WTVI pledge-drive to award money for local high schools
by Morgan Smith
One Providence High School choir is vying for public attention and recognition from the south Charlotte community this weekend, when they compete on Saturday in the third annual My School Rocks fundraising competition.
Eight high school choirs from Charlotte, Concord, Mooresville and South Carolina are participating in a competition to support WTVI, a public television station that covers the central Carolinas and has a mix of programs aimed to inform, educate and promote citizenship. But the question isn’t which choir is the best; rather which choir can raise the most money.
The fundraiser is a pledge-drive where each school will perform two songs live at the station. Whoever can raise the most amount of money for WTVI in the name of their school can win prize money of their own.
Forty-three students from Providence High School’s choir are participating in the competition for the first time and choir director Terri Setzer said, if her students can spread the word enough, she thinks they have a great chance of taking home the grand prize of $5,000.
“We have more in our high school than most schools – around 2,400 students – if we can just get people at our school to support us, we’ll be good,” Setzer said.
And the school needs the money.
Setzer said most funding for the choir program, which serves around 350 students, comes from fundraisers and parent support. Just this past year, the school received less than a $1 per choir student from Charlotte-Mecklenburg Schools, which in recent years cut down on the arts budget.
“We have so many needs… a lot of people think we have everything, but we’re taking a really big trip next year, we have to pay for new music or any travel, whether it be to a local middle school or retirement home,” Setzer said, adding that if the group wins the money, most would go toward transforming the classroom and maybe adding a new projector, classroom laptop and updated software.
“I’m sure CMS is giving what they can give, but it’s just a small token,” Setzer added. “I know times are tough, but we really do have to work really hard to generate funds.”
And that’s just why WTVI focused on high school choirs for their program. Jere S Thomas, the coordinator for the drive, said the station started the program three years ago not only to benefit WTVI but to help highlight and promote high school choirs when times were especially tough financially.
“Because of budget cuts from school systems, the choir programs were getting cut,” Thomas said.

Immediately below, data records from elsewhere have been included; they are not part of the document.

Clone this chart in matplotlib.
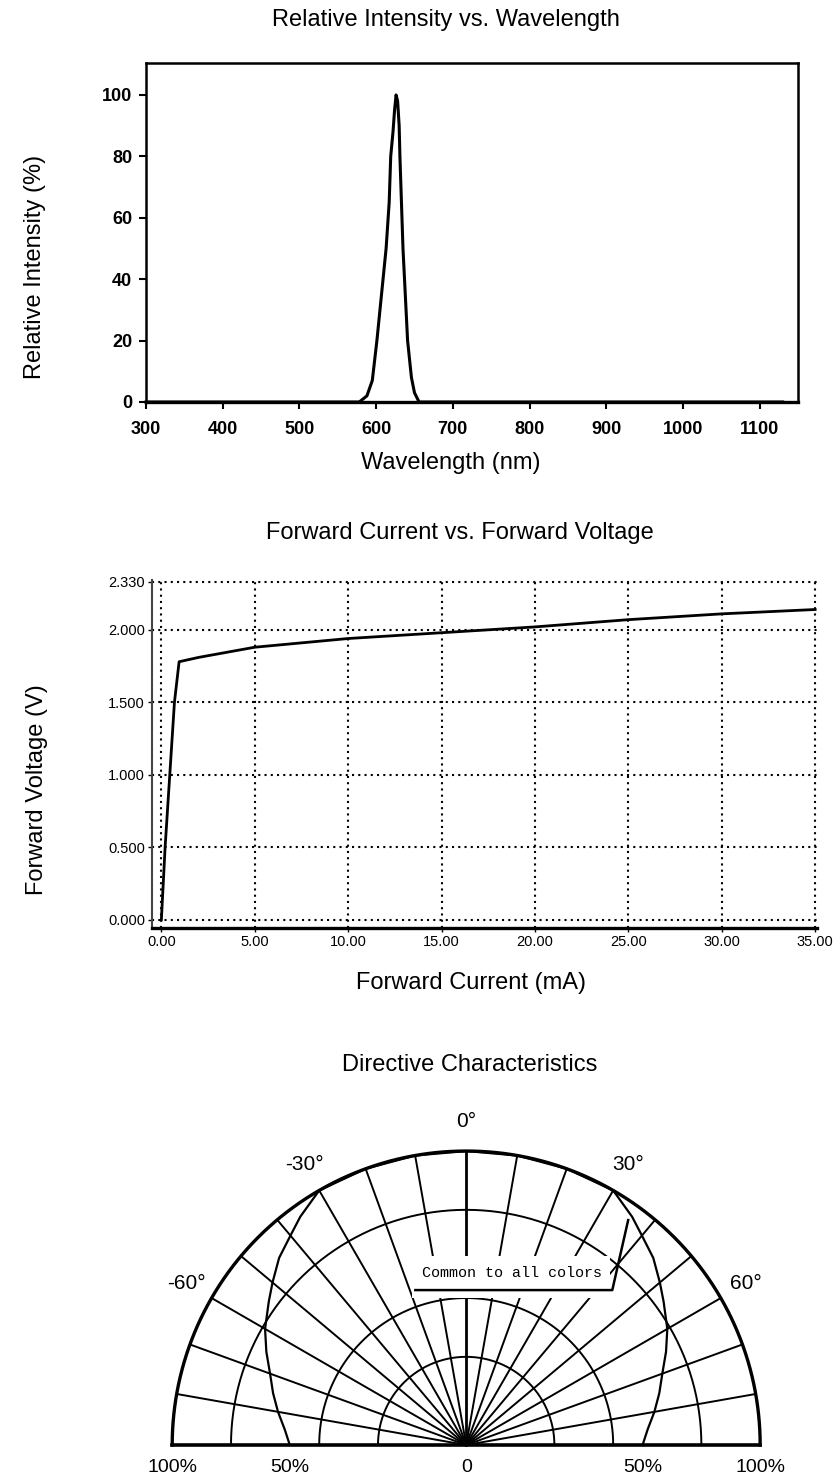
"""LED datasheet curves: spectrum, I-V curve and directive pattern."""
import matplotlib

matplotlib.use("Agg")
import matplotlib.pyplot as plt
from matplotlib.patches import Rectangle
import numpy as np

FONT = ["Liberation Sans Narrow", "Liberation Sans", "DejaVu Sans"]
plt.rcParams["font.family"] = FONT

# --- relative intensity vs wavelength ---
wavelength_nm = [300, 578, 588, 595, 601, 607, 613, 617, 619, 622, 624, 626,
                 628, 630, 631, 633, 635, 638, 641, 646, 650, 656, 1130]
intensity_pct = [0, 0, 2, 7, 20, 35, 50, 65, 80, 88, 95, 100,
                 98, 90, 80, 65, 50, 35, 20, 8, 3, 0, 0]
wl_ticks = [300, 400, 500, 600, 700, 800, 900, 1000, 1100]
int_ticks = [0, 20, 40, 60, 80, 100]

# --- forward voltage vs forward current ---
current_ma = [0, 0.2, 0.45, 0.7, 0.95, 2, 5, 10, 15, 20, 25, 30, 35]
voltage_v = [0, 0.5, 1.0, 1.5, 1.78, 1.81, 1.88, 1.94, 1.98, 2.02, 2.07, 2.11, 2.14]
current_ticks = [0, 5, 10, 15, 20, 25, 30, 35]
current_labels = ["0.00", "5.00", "10.00", "15.00", "20.00", "25.00", "30.00", "35.00"]
voltage_ticks = [0, 0.5, 1.0, 1.5, 2.0, 2.33]
voltage_labels = ["0.000", "0.500", "1.000", "1.500", "2.000", "2.330"]

# --- directive characteristics ---
pattern_deg = [-90, -85, -80, -75, -70, -65, -60, -54, -50, -45, -40, -36, -30,
               -20, -10, 0, 10, 20, 30, 36, 40, 45, 50, 54, 60, 65, 70, 75, 80, 85, 90]
pattern_rel = [0.60, 0.62, 0.65, 0.68, 0.71, 0.75, 0.79, 0.83, 0.86, 0.90, 0.93, 0.96, 1.0,
               1.0, 1.0, 1.0, 1.0, 1.0, 1.0, 0.96, 0.93, 0.90, 0.86, 0.83, 0.79, 0.75, 0.71,
               0.68, 0.65, 0.62, 0.60]
ring_levels = [0.3, 0.5, 0.8]
spoke_deg = [-80, -70, -60, -50, -40, -30, -20, -10, 0, 10, 20, 30, 40, 50, 60, 70, 80]
angle_label_deg = [-60, -30, 0, 30, 60]
angle_labels = ["-60°", "-30°", "0°", "30°", "60°"]
scale_pos = [-1.0, -0.6, 0.0, 0.6, 1.0]
scale_labels = ["100%", "50%", "0", "50%", "100%"]


def main():
    fig = plt.figure(figsize=(8.33, 14.79), dpi=100, facecolor="white")

    # ---------------- chart 1 ----------------
    ax1 = fig.add_axes([0.1753, 0.7282, 0.7827, 0.2292])
    ax1.plot(wavelength_nm, intensity_pct, color="black", lw=2.2, clip_on=False)
    ax1.set_xlim(300, 1150)
    ax1.set_ylim(0, 110.4)
    ax1.set_xticks(wl_ticks)
    ax1.set_yticks(int_ticks)
    ax1.tick_params(direction="out", length=5, width=1.5, labelsize=13)
    ax1.tick_params(axis="x", pad=9)
    ax1.tick_params(axis="y", pad=5)
    for lab in ax1.get_xticklabels() + ax1.get_yticklabels():
        lab.set_fontweight("bold")
    for sp in ax1.spines.values():
        sp.set_linewidth(1.8)
    ax1.spines["bottom"].set_linewidth(2.4)
    fig.text(0.535, 0.9865, "Relative Intensity vs. Wavelength", ha="center", va="center", fontsize=17)
    fig.text(0.541, 0.687, "Wavelength (nm)", ha="center", va="center", fontsize=17)
    fig.text(0.042, 0.8195, "Relative Intensity (%)", ha="center", va="center",
             rotation=90, fontsize=17)

    # ---------------- chart 2 ----------------
    ax2 = fig.add_axes([0.1825, 0.3726, 0.7983, 0.2354])
    ax2.plot(current_ma, voltage_v, color="black", lw=2.0, zorder=3)
    ax2.set_xlim(-0.5, 35.1)
    ax2.set_ylim(-0.055, 2.345)
    ax2.set_xticks(current_ticks, current_labels)
    ax2.set_yticks(voltage_ticks, voltage_labels)
    ax2.grid(True, color="black", linestyle=(0, (1, 2)), lw=1.5)
    ax2.tick_params(direction="out", length=3, width=1.0, labelsize=10.5, pad=2)
    ax2.spines["top"].set_visible(False)
    ax2.spines["right"].set_visible(False)
    ax2.spines["left"].set_linewidth(1.5)
    ax2.spines["left"].set_color("#444444")
    ax2.spines["bottom"].set_linewidth(2.4)
    fig.text(0.552, 0.6396, "Forward Current vs. Forward Voltage", ha="center", va="center", fontsize=17)
    fig.text(0.565, 0.3354, "Forward Current (mA)", ha="center", va="center", fontsize=17)
    fig.text(0.044, 0.466, "Forward Voltage (V)", ha="center", va="center",
             rotation=90, fontsize=17)

    # ---------------- chart 3 ----------------
    ax3 = fig.add_axes([0.1361, 0.0031, 0.8471, 0.2584])
    ax3.set_xlim(-1.2, 1.2)
    ax3.set_ylim(-0.1, 1.2)
    ax3.set_aspect("equal")
    ax3.axis("off")

    half = np.deg2rad(np.linspace(-90, 90, 361))
    for r in ring_levels:
        ax3.plot(r * np.sin(half), r * np.cos(half), color="black", lw=1.4, zorder=2)
    ax3.plot(np.sin(half), np.cos(half), color="black", lw=2.4, zorder=4)
    ax3.plot([-1, 1], [0, 0], color="black", lw=2.6, zorder=4)
    for d in spoke_deg:
        t = np.deg2rad(d)
        ax3.plot([0, np.sin(t)], [0, np.cos(t)], color="black",
                 lw=2.0 if d == 0 else 1.4, zorder=1)

    pt = np.deg2rad(pattern_deg)
    pr = np.array(pattern_rel)
    ax3.plot(pr * np.sin(pt), pr * np.cos(pt), color="black", lw=1.6, zorder=3)

    # label box covering the spokes
    ax3.add_patch(Rectangle((-0.185, 0.5), 0.675, 0.143, facecolor="white",
                            edgecolor="none", zorder=5))
    ax3.text(0.157, 0.585, "Common to all colors", ha="center", va="center",
             fontsize=10.8, family=["Liberation Mono", "DejaVu Sans Mono"], zorder=6)
    ax3.plot([-0.173, 0.497, 0.551], [0.527, 0.527, 0.765], color="black", lw=1.8, zorder=6)

    for d, lab in zip(angle_label_deg, angle_labels):
        t = np.deg2rad(d)
        ax3.text(1.1 * np.sin(t), 1.1 * np.cos(t), lab, ha="center", va="center", fontsize=15)
    for x, lab in zip(scale_pos, scale_labels):
        ax3.text(x, -0.075, lab, ha="center", va="center", fontsize=14)

    fig.text(0.564, 0.280, "Directive Characteristics", ha="center", va="center", fontsize=17)

    fig.savefig("out.png", dpi=100, facecolor="white")
    plt.close(fig)


if __name__ == "__main__":
    main()
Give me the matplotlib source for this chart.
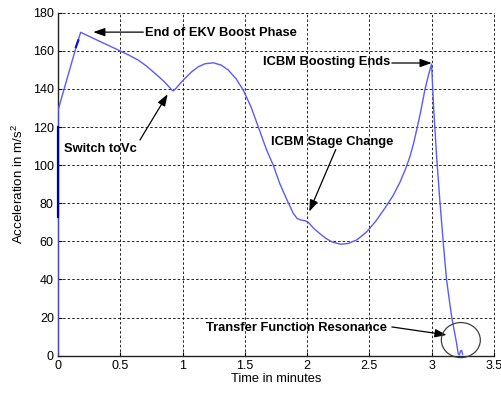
import matplotlib
matplotlib.use("Agg")
import matplotlib.pyplot as plt
from matplotlib.patches import Ellipse

plt.rcParams['font.family'] = ['Liberation Sans', 'DejaVu Sans']
plt.rcParams['mathtext.default'] = 'regular'

# Acceleration profile (minutes, m/s^2)
time_min = [0.0, 0.0, 0.008, 0.15, 0.182, 0.25, 0.324, 0.40, 0.484, 0.56,
            0.645, 0.71, 0.778, 0.85, 0.90, 0.918, 0.926, 0.95, 0.98, 1.019,
            1.07, 1.126, 1.18, 1.247, 1.31, 1.367, 1.43, 1.487, 1.55, 1.608,
            1.675, 1.728, 1.78, 1.84, 1.889, 1.92, 1.95, 1.985, 2.01, 2.05,
            2.10, 2.15, 2.20, 2.27, 2.33, 2.40, 2.478, 2.55, 2.62, 2.69,
            2.745, 2.79, 2.825, 2.855, 2.879, 2.91, 2.945, 2.975, 2.999,
            3.015, 3.04, 3.066, 3.092, 3.119, 3.16, 3.20, 3.213, 3.222,
            3.232, 3.24, 3.248]
accel = [0.0, 128.0, 130.5, 163.0, 169.7, 167.6, 165.3, 163.0, 160.4, 158.0,
         155.1, 152.0, 148.2, 144.0, 140.5, 139.2, 139.0, 140.5, 142.8, 145.5,
         148.8, 151.6, 153.2, 153.7, 152.5, 149.9, 145.3, 139.4, 130.5, 120.1,
         107.9, 100.0, 90.4, 81.5, 74.7, 72.0, 71.2, 70.8, 70.0, 67.0,
         64.2, 61.6, 59.7, 58.5, 58.9, 60.8, 65.0, 70.5, 77.0, 84.0,
         91.0, 98.0, 104.4, 111.5, 118.4, 127.5, 139.4, 147.5, 153.0,
         131.0, 104.0, 81.0, 60.0, 40.0, 20.5, 6.5, 1.0, 0.5,
         2.5, 2.8, 0.8]

# Densely sampled stretches that render darker
dense_t1 = [0.0, 0.0]
dense_a1 = [73.0, 120.0]
dense_t2 = [0.144, 0.163]
dense_a2 = [162.0, 165.5]

xticks = [0, 0.5, 1, 1.5, 2, 2.5, 3, 3.5]
xticklabels = ['0', '0.5', '1', '1.5', '2', '2.5', '3', '3.5']
yticks = [0, 20, 40, 60, 80, 100, 120, 140, 160, 180]

fig = plt.figure(figsize=(5.02, 3.94), dpi=100)
ax = fig.add_axes([0.1155, 0.0972, 0.8685, 0.8706])

line_color = '#5a5aff'
ax.plot(time_min, accel, color=line_color, lw=1.0, zorder=3)
ax.plot(dense_t1, dense_a1, color='#0000a0', lw=1.6, zorder=4, clip_on=False)
ax.plot(dense_t2, dense_a2, color='#1010e0', lw=1.6, zorder=4)

ax.set_xlim(0, 3.5)
ax.set_ylim(0, 180)
ax.set_xticks(xticks)
ax.set_xticklabels(xticklabels)
ax.set_yticks(yticks)
ax.tick_params(direction='in', length=3, labelsize=9, colors='black', pad=3)

ax.grid(True, color='black', linestyle=(0, (3, 2.5)), linewidth=0.6)
for side in ('top', 'right'):
    ax.spines[side].set_visible(False)
for side in ('left', 'bottom'):
    ax.spines[side].set_linewidth(1.0)
    ax.spines[side].set_color('#222222')
for gl in ax.get_xgridlines() + ax.get_ygridlines():
    gl.set_clip_on(False)

ax.set_xlabel('Time in minutes', fontsize=9.3, labelpad=1)
ax.set_ylabel('Acceleration in m/s$^2$', fontsize=9.6, labelpad=5)

text_kw = dict(fontsize=9.3, fontweight='bold', ha='left', va='center', zorder=5)
arrow_kw = dict(arrowstyle='-|>,head_length=0.7,head_width=0.25',
                color='black', lw=0.9, shrinkA=0, shrinkB=0)

ax.text(0.698, 169.3, 'End of EKV Boost Phase', **text_kw)
ax.annotate('', xy=(0.283, 169.8), xytext=(0.685, 169.8), arrowprops=arrow_kw)

ax.text(0.048, 108.4, 'Switch toVc', **text_kw)
ax.annotate('', xy=(0.88, 137.2), xytext=(0.658, 113.2), arrowprops=arrow_kw)

ax.text(1.648, 153.9, 'ICBM Boosting Ends', **text_kw)
ax.annotate('', xy=(3.0, 153.6), xytext=(2.68, 153.6), arrowprops=arrow_kw)

ax.text(1.707, 112.3, 'ICBM Stage Change', **text_kw)
ax.annotate('', xy=(2.017, 75.6), xytext=(2.23, 108.2), arrowprops=arrow_kw)

ax.text(1.188, 14.4, 'Transfer Function Resonance', **text_kw)
ax.annotate('', xy=(3.12, 10.9), xytext=(2.68, 15.1), arrowprops=arrow_kw)

ax.add_patch(Ellipse((3.234, 8.2), 0.313, 18.4, fill=False,
                     edgecolor='#404040', lw=0.9, clip_on=False, zorder=4))

fig.savefig('out.png', dpi=100)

With this program, “everybody wins,” Thomas added.
Both Setzer and Thomas say the drive is a great opportunity for students to perform in a different medium than what they’re used to.
“It’s so important to keep live performance healthy and fresh,” Setzer said about the chance to perform in a studio. “With the age of technology… we don’t want to let that side of the performing industry die out. What live performance does for a student’s confidence – it just has so many positive influences across the board.”
This year, schools that receive second and third place also will have the chance to take home prize money: $1,500 for second and $1,000 for third. Each school will perform two songs, Saturday night, starting at 7 p.m.
If you’re not in the WTVI viewing area, you can watch a live stream of the show online at www.wtvi.org.